Task prompt:
Give a verbatim copy of the lines below, minus the pictures.

Data section:

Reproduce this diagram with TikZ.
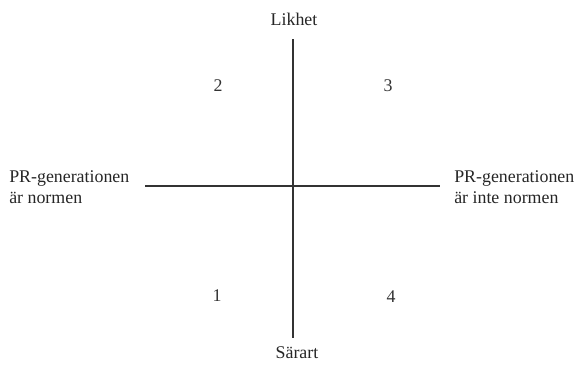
\documentclass[tikz,border=0pt]{standalone}
\usepackage{fontspec}
\setmainfont{Liberation Serif}
\usetikzlibrary{positioning}

\begin{document}
\begin{tikzpicture}[x=0.75pt, y=-0.75pt, font=\fontsize{13.4}{16}\selectfont,
  axis/.style={line width=1.4pt, black!80},
  lbl/.style={inner sep=0pt, text=black!85},
  num/.style={inner sep=0pt, text=black!80}]

  \useasboundingbox (0,0) rectangle (580,364);

  % Axis end points
  \coordinate (top) at (293,39);
  \coordinate (bot) at (293,338);
  \coordinate (lft) at (145,186);
  \coordinate (rgt) at (440,186);

  % Axes
  \draw[axis] (top) -- (bot);
  \draw[axis] (lft) -- (rgt);

  % Axis labels
  \node[lbl] (likhet) at (294,19) {Likhet};
  \node[lbl] (sarart) at (297,353) {Särart};
  \node[lbl, anchor=west, align=left] (norm) at (9,187) {PR-generationen\\är normen};
  \node[lbl, anchor=west, align=left] (intenorm) at (454,187) {PR-generationen\\är inte normen};

  % Quadrant numbers
  \node[num] (q2) at (218,86) {2};
  \node[num] (q3) at (388,86) {3};
  \node[num] (q1) at (217,296) {1};
  \node[num] (q4) at (391,297) {4};

\end{tikzpicture}
\end{document}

Solution to the exercise:
Reproduce this diagram with TikZ.
\documentclass[tikz,border=0pt]{standalone}
\usepackage{fontspec}
\setmainfont{Liberation Serif}
\usetikzlibrary{positioning}

\begin{document}
\begin{tikzpicture}[x=0.75pt, y=-0.75pt, font=\fontsize{13.4}{16}\selectfont,
  axis/.style={line width=1.4pt, black!80},
  lbl/.style={inner sep=0pt, text=black!85},
  num/.style={inner sep=0pt, text=black!80}]

  \useasboundingbox (0,0) rectangle (580,364);

  % Axis end points
  \coordinate (top) at (293,39);
  \coordinate (bot) at (293,338);
  \coordinate (lft) at (145,186);
  \coordinate (rgt) at (440,186);

  % Axes
  \draw[axis] (top) -- (bot);
  \draw[axis] (lft) -- (rgt);

  % Axis labels
  \node[lbl] (likhet) at (294,19) {Likhet};
  \node[lbl] (sarart) at (297,353) {Särart};
  \node[lbl, anchor=west, align=left] (norm) at (9,187) {PR-generationen\\är normen};
  \node[lbl, anchor=west, align=left] (intenorm) at (454,187) {PR-generationen\\är inte normen};

  % Quadrant numbers
  \node[num] (q2) at (218,86) {2};
  \node[num] (q3) at (388,86) {3};
  \node[num] (q1) at (217,296) {1};
  \node[num] (q4) at (391,297) {4};

\end{tikzpicture}
\end{document}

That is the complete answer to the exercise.